Alas, when I picked up Arabella the Traitor of Mars, I did not realize there was a middle book (Arabella and the Battle of Venus). I started reading Traitor but quickly (as on the first page) realized that much, too much had happened. Who are these other people and why does Arabella have a prosthetic foot? I set it aside, thinking to pick up the middle book at some vaguely future time and then return. In the way of things, that future time kept stretching further and further away.
Then, as fate would have it, I heard Levine read the opening chapter at a convention, FogCon to be exact. First of all, Levine is an amazing reader, expressive and elegant, perfectly conveying the mildly Victorian steampunk flavor of the narrative. Two sentences in, I was captivated. Ignorance of the middle book evaporated into insignificance. So I returned to Traitor, now perfectly willing to let the story carry me along in trust that all would be made clear from context. And it was.

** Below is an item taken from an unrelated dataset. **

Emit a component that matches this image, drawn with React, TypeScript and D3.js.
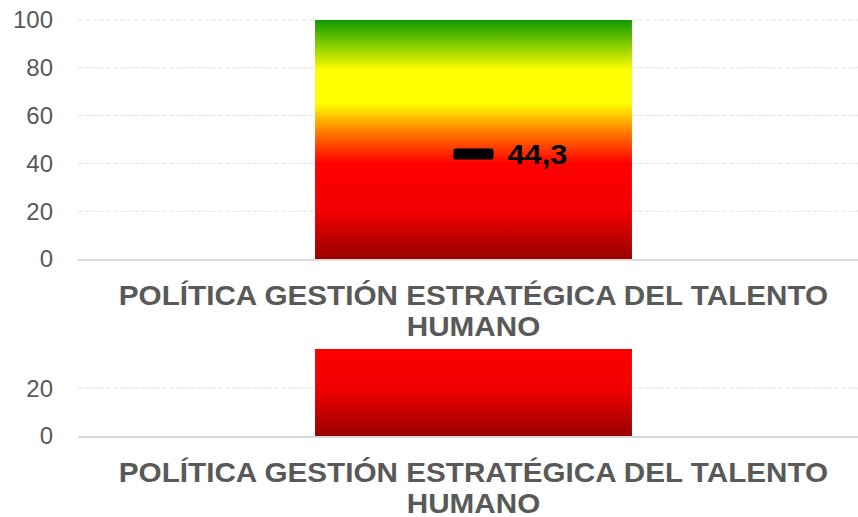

The Victorian sensibilities of steampunk play out in a parallel to English imperialism, with striking echoes of the occupation of India and the Opium Wars in China. Arabella remains true to her Martian roots, loyal to her principles and her alien friends, and courageous enough to leave her dearly loved husband to warn Mars of the impending assault. The chase sequence is one of the best, most dramatically perfect, I’ve ever read, worthy of the best of Patrick O’Brien or C.S. Forester. And the rest of the book is just as good. The series is highly recommended.
The usual disclaimer: I received a review copy of this book, but no one bribed me to say anything in particular about it. Although chocolates and fine imported tea are always welcome.